The state-owned industry giant has only twice sent a vessel through the North-east Passage, once in 2013 and again in a voyage completed this month, state media reported.
The European Union is China's biggest trading partner and sailing via the Arctic - where melting sea ice has spurred more commercial traffic - rather than the Indian Ocean would cut shipping times by as much as nine days, according to previous reports.
"There is an intention to open a regular line in the future and people are discussing it," a spokesman for group subsidiary Cosco Container Lines said yesterday, without giving a specific timetable.
China does not border the Arctic and has no territorial claim to any of it, but joined the Arctic Council as an observer two years ago.
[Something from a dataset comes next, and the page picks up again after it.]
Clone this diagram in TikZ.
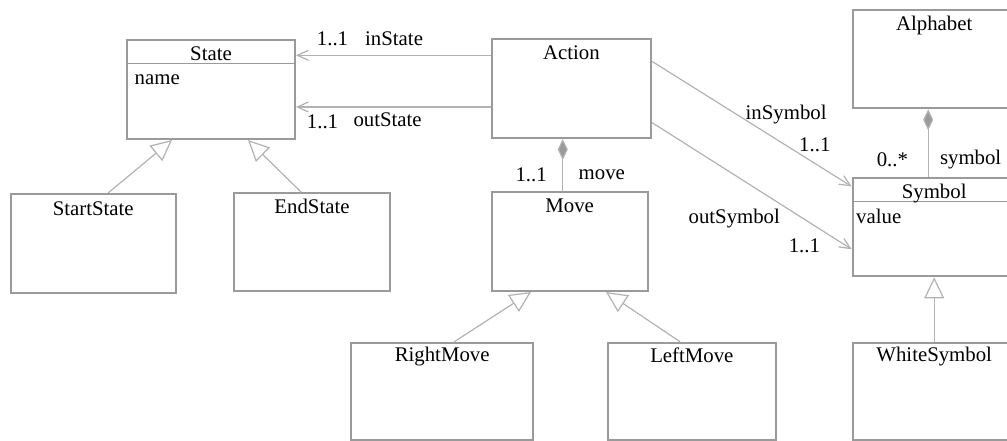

Companies are already drilling for oil and digging for minerals across the Arctic on an unprecedented scale, and they are expected to spend US$100 billion (S$139 billion) there over the next decade, according to Lloyd's of London, the world's oldest insurance market.
The countries with territory in the region - the United States, Canada, Greenland, Iceland, Norway, Finland, Sweden and Russia - are developing plans to build infrastructure and bolster their militaries by adding surveillance systems, training troops in cold weather and reinforcing ships to sail through ice.
Russia has been struggling to speed up oil and gas exploration in resource-rich offshore Arctic areas due to Western sanctions restricting foreign companies from helping Russia to tap the deposits.
But this may change with China in the picture. A senior Chinese Foreign Ministry official in July revealed that Beijing and Moscow had discussed the potential participation of Chinese companies in natural resource exploration in Russia's Arctic.